● Task brief:
Copy out every line exactly, passing over the pictures.

● Source material:
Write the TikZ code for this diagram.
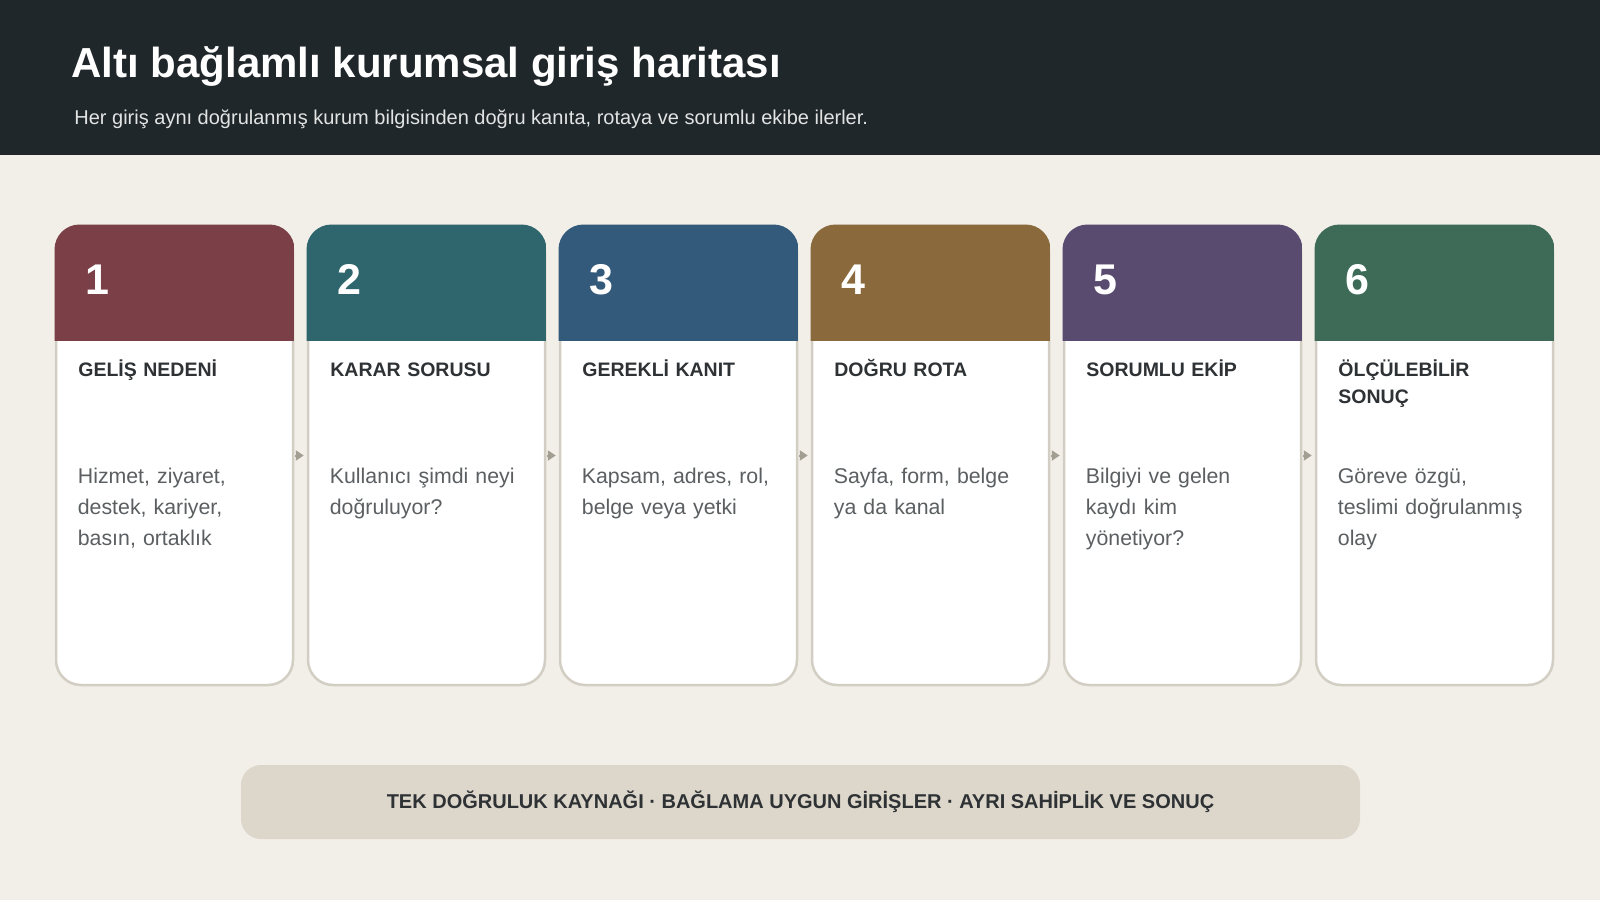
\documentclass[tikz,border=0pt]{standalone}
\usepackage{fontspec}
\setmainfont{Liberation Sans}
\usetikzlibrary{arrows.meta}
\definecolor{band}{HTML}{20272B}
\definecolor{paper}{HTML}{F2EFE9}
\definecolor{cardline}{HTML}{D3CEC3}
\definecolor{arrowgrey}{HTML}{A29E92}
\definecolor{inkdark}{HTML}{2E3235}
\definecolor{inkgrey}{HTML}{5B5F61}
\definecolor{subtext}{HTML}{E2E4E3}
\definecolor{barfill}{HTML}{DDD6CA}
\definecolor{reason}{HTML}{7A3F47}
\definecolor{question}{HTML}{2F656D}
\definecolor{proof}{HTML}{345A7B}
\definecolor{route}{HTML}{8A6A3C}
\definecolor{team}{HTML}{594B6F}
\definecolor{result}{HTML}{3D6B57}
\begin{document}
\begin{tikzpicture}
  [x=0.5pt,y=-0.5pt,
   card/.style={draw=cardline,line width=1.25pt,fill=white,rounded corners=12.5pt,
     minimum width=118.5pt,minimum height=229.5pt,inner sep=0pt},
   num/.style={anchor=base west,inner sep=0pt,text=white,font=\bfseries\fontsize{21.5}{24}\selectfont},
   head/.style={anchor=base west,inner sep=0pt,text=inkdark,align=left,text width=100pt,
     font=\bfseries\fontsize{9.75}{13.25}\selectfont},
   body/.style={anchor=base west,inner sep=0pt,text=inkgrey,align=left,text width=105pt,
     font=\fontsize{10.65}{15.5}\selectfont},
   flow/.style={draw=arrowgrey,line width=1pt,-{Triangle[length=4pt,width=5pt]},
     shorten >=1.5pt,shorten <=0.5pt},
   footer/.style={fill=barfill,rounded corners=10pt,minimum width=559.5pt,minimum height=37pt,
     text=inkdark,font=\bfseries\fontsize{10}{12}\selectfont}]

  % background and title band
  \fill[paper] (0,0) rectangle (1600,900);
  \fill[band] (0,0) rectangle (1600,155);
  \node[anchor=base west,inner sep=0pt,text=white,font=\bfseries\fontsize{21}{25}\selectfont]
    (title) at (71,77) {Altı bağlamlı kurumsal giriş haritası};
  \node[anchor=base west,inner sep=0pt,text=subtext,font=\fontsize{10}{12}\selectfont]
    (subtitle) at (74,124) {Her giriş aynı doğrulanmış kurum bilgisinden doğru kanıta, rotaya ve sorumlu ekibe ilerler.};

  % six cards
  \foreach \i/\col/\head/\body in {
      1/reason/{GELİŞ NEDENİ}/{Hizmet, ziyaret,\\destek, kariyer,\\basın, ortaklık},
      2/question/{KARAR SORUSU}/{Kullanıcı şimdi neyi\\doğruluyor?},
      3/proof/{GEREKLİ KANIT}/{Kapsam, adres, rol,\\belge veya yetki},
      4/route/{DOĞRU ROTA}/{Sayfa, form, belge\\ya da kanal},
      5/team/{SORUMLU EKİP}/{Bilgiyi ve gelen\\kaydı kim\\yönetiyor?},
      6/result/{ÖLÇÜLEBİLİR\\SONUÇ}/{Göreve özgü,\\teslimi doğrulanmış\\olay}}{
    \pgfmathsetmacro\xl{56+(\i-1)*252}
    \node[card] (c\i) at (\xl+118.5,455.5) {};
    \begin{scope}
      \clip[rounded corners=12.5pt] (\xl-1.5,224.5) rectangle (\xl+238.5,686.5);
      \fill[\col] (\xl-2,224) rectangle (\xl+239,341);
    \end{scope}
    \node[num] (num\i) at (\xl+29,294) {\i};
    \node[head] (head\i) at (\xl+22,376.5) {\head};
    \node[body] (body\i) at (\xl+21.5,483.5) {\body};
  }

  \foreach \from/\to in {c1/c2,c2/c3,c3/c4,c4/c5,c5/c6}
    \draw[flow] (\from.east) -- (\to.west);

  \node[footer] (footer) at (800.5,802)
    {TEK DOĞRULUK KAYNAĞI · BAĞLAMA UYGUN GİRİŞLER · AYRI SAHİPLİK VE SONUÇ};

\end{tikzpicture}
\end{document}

● Response:
Write the TikZ code for this diagram.
\documentclass[tikz,border=0pt]{standalone}
\usepackage{fontspec}
\setmainfont{Liberation Sans}
\usetikzlibrary{arrows.meta}
\definecolor{band}{HTML}{20272B}
\definecolor{paper}{HTML}{F2EFE9}
\definecolor{cardline}{HTML}{D3CEC3}
\definecolor{arrowgrey}{HTML}{A29E92}
\definecolor{inkdark}{HTML}{2E3235}
\definecolor{inkgrey}{HTML}{5B5F61}
\definecolor{subtext}{HTML}{E2E4E3}
\definecolor{barfill}{HTML}{DDD6CA}
\definecolor{reason}{HTML}{7A3F47}
\definecolor{question}{HTML}{2F656D}
\definecolor{proof}{HTML}{345A7B}
\definecolor{route}{HTML}{8A6A3C}
\definecolor{team}{HTML}{594B6F}
\definecolor{result}{HTML}{3D6B57}
\begin{document}
\begin{tikzpicture}
  [x=0.5pt,y=-0.5pt,
   card/.style={draw=cardline,line width=1.25pt,fill=white,rounded corners=12.5pt,
     minimum width=118.5pt,minimum height=229.5pt,inner sep=0pt},
   num/.style={anchor=base west,inner sep=0pt,text=white,font=\bfseries\fontsize{21.5}{24}\selectfont},
   head/.style={anchor=base west,inner sep=0pt,text=inkdark,align=left,text width=100pt,
     font=\bfseries\fontsize{9.75}{13.25}\selectfont},
   body/.style={anchor=base west,inner sep=0pt,text=inkgrey,align=left,text width=105pt,
     font=\fontsize{10.65}{15.5}\selectfont},
   flow/.style={draw=arrowgrey,line width=1pt,-{Triangle[length=4pt,width=5pt]},
     shorten >=1.5pt,shorten <=0.5pt},
   footer/.style={fill=barfill,rounded corners=10pt,minimum width=559.5pt,minimum height=37pt,
     text=inkdark,font=\bfseries\fontsize{10}{12}\selectfont}]

  % background and title band
  \fill[paper] (0,0) rectangle (1600,900);
  \fill[band] (0,0) rectangle (1600,155);
  \node[anchor=base west,inner sep=0pt,text=white,font=\bfseries\fontsize{21}{25}\selectfont]
    (title) at (71,77) {Altı bağlamlı kurumsal giriş haritası};
  \node[anchor=base west,inner sep=0pt,text=subtext,font=\fontsize{10}{12}\selectfont]
    (subtitle) at (74,124) {Her giriş aynı doğrulanmış kurum bilgisinden doğru kanıta, rotaya ve sorumlu ekibe ilerler.};

  % six cards
  \foreach \i/\col/\head/\body in {
      1/reason/{GELİŞ NEDENİ}/{Hizmet, ziyaret,\\destek, kariyer,\\basın, ortaklık},
      2/question/{KARAR SORUSU}/{Kullanıcı şimdi neyi\\doğruluyor?},
      3/proof/{GEREKLİ KANIT}/{Kapsam, adres, rol,\\belge veya yetki},
      4/route/{DOĞRU ROTA}/{Sayfa, form, belge\\ya da kanal},
      5/team/{SORUMLU EKİP}/{Bilgiyi ve gelen\\kaydı kim\\yönetiyor?},
      6/result/{ÖLÇÜLEBİLİR\\SONUÇ}/{Göreve özgü,\\teslimi doğrulanmış\\olay}}{
    \pgfmathsetmacro\xl{56+(\i-1)*252}
    \node[card] (c\i) at (\xl+118.5,455.5) {};
    \begin{scope}
      \clip[rounded corners=12.5pt] (\xl-1.5,224.5) rectangle (\xl+238.5,686.5);
      \fill[\col] (\xl-2,224) rectangle (\xl+239,341);
    \end{scope}
    \node[num] (num\i) at (\xl+29,294) {\i};
    \node[head] (head\i) at (\xl+22,376.5) {\head};
    \node[body] (body\i) at (\xl+21.5,483.5) {\body};
  }

  \foreach \from/\to in {c1/c2,c2/c3,c3/c4,c4/c5,c5/c6}
    \draw[flow] (\from.east) -- (\to.west);

  \node[footer] (footer) at (800.5,802)
    {TEK DOĞRULUK KAYNAĞI · BAĞLAMA UYGUN GİRİŞLER · AYRI SAHİPLİK VE SONUÇ};

\end{tikzpicture}
\end{document}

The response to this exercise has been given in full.